El Anfiteatro es uno de los sitios más «calientes» de La Habana. La mayoría de los eventos culturales terminan en riñas. Puñaladas. Heridos casi siempre; algunas veces, muertos. Ahí se reúne, en su mayoría, gente de los barrios más marginalizados de la capital. Los más «conflictivos».
El concierto continúa. De pronto comienza la bronca. Golpes. Vasos vuelan de un lado a otro. Piedras. Sillas. La mayoría grita. Huye. Más de uno sube a la tarima para evitar los golpes. Algunas chicas tratan de contener a sus parejas. Se les escapan. Varios grupos. Más golpes. Es otra pésima combinación de música, alcohol, drogas y guapería.
En Marianao —con una población de 134 738 habitantes— no abundan los grandes edificios o deslumbrantes paisajes. Aunque no todos sus barrios (22) son precarios —también hay zonas residenciales—, no es un municipio con privilegios administrativos. Sufre, como toda la nación, las consecuencias de esta prolongada crisis estructural. Hiriente. Sangrante. Aparentemente sin solución. Al caminar por las calles se percibe desesperanza. Es desabastecimiento. Burocratismo. Hambre.
En menos de un año, no será comidilla en la calle que un hombre apedreó la sede del Gobierno. Para esa fecha a otro municipio lo habrán designado sede de los actos políticos. Se hablará de «progreso» en La Lisa o Arroyo Naranjo o Cotorro…, no en Marianao. En televisión no emitirán otro vox populi en el que, de manera irrespetuosa, se le venderá como un lugar próspero. Se olvidarán de la ironía, los memes y las bromas.

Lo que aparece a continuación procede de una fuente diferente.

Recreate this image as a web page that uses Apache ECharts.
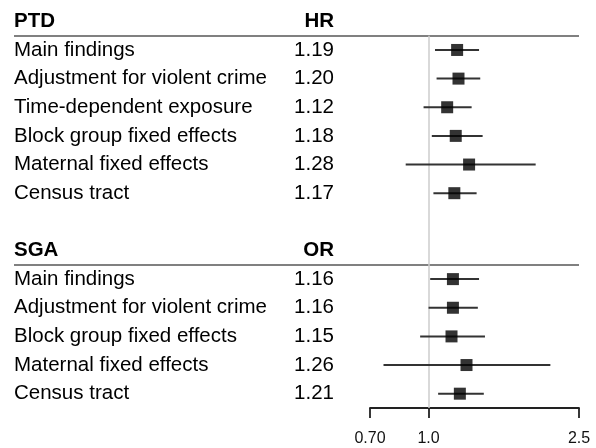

Para esa fecha las lluvias habrán borrado de las fachadas los rastros del maquillaje de los últimos días. Seguirán los robos. Las riñas. El alcoholismo. El juego. Muchas familias subsistirán. Algunas se habrán ido, otras lo desearán. Marianao seguirá sin avanzar porque no transmiten esperanza las consignas que invitan a poner corazón y empeño. En este pedazo maltratado de La Habana, las frases reiteradas saben a palabras muertas.